Search the entries below. Return every line that has "chart" in it.

[Records]

□ □ □ □ □ □ □

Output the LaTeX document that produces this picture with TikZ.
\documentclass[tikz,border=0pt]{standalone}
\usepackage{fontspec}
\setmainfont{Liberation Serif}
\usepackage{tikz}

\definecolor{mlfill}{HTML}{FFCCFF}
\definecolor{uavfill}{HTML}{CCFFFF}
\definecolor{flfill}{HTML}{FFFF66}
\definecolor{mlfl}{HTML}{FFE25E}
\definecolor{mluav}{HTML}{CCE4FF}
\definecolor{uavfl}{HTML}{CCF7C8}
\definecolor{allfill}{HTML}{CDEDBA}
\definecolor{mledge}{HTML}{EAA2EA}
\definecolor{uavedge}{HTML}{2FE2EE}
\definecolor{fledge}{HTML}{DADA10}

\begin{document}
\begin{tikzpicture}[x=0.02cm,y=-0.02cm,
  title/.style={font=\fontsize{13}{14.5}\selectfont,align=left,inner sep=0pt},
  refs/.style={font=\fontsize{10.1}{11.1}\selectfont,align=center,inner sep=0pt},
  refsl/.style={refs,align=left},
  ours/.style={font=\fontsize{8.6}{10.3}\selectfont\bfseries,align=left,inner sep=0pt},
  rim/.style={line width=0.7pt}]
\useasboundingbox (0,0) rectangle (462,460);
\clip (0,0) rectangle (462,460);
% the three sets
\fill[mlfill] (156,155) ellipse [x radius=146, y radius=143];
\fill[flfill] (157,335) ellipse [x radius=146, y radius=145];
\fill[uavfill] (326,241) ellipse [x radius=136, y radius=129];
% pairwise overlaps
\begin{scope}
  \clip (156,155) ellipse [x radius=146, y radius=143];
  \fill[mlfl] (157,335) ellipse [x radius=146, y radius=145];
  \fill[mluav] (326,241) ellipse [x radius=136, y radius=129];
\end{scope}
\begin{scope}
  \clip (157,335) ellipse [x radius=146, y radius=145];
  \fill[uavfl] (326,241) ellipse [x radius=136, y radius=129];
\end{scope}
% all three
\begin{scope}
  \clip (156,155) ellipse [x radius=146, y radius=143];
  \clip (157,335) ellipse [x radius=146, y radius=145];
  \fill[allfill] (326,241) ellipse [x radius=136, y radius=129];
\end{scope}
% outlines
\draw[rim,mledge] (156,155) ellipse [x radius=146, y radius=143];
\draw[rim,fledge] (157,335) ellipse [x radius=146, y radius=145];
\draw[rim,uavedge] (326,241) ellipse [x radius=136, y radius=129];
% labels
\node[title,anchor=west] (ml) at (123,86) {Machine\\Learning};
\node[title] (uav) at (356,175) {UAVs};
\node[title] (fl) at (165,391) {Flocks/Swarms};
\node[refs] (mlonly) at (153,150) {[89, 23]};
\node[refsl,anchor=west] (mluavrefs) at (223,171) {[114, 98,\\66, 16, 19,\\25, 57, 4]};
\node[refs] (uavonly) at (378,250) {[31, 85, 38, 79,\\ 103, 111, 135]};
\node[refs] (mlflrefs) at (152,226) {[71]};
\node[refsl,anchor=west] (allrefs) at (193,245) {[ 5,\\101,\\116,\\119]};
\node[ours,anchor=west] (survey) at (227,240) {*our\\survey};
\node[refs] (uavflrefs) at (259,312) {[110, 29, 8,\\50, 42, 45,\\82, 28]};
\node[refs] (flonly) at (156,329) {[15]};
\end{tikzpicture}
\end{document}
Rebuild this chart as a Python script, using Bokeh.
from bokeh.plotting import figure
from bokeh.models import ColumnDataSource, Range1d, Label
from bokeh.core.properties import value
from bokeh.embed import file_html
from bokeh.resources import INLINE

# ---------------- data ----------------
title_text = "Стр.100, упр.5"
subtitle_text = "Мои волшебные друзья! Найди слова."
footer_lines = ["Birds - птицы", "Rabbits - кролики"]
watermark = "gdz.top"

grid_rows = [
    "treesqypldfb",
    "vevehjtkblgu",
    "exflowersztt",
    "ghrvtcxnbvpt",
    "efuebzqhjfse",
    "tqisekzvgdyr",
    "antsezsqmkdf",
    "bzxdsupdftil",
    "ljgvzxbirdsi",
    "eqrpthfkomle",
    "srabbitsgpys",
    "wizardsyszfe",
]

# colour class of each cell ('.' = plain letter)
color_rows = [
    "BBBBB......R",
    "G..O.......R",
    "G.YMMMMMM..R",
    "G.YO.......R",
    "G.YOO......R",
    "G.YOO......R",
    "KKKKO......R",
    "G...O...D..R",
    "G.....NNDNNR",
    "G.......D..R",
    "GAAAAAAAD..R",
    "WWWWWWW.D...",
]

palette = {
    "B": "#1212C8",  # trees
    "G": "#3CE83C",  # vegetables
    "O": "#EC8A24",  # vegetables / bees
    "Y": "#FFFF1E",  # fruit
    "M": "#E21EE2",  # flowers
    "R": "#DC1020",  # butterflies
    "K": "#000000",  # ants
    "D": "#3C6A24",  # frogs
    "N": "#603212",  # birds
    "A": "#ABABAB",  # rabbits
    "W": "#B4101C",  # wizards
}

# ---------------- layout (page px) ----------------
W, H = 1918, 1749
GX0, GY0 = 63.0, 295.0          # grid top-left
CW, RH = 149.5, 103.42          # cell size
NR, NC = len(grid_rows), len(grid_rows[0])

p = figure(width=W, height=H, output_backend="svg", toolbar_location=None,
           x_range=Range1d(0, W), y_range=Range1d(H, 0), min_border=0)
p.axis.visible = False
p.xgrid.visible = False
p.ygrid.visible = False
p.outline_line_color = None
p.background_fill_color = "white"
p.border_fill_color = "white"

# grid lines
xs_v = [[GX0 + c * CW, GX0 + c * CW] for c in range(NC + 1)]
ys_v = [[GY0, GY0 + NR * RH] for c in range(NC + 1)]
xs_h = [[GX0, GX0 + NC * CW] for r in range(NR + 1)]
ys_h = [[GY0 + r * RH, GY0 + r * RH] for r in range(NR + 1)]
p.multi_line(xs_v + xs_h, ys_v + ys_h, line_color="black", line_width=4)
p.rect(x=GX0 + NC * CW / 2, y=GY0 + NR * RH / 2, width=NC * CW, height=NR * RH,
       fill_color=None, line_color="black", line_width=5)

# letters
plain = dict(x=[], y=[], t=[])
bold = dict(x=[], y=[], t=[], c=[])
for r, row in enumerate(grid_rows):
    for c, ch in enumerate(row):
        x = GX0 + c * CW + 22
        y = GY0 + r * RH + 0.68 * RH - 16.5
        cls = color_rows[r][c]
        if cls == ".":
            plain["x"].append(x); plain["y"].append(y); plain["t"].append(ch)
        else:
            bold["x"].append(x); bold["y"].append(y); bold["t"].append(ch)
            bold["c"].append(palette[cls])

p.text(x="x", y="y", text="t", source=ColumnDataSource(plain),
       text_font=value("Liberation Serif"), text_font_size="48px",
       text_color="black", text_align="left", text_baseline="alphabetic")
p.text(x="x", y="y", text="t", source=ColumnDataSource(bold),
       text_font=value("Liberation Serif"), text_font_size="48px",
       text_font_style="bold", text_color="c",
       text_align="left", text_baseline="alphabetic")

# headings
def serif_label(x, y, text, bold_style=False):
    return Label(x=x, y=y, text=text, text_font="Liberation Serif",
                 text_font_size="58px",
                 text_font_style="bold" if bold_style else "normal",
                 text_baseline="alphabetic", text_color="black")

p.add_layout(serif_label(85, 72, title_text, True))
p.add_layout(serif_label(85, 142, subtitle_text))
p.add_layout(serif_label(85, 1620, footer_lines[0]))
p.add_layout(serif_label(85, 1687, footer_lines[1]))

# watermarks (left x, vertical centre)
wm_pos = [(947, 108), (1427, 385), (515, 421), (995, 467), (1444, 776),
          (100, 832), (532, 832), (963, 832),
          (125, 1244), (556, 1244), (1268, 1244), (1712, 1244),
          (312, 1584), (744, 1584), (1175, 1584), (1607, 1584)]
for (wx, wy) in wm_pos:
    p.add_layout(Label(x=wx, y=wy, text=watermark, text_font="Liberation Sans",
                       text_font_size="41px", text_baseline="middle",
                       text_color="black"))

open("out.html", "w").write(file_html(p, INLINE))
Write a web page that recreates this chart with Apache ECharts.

□ □ □ □ □ □ □

§ Solution to this exercise
Rebuild this chart as a Python script, using Bokeh.
Write a web page that recreates this chart with Apache ECharts.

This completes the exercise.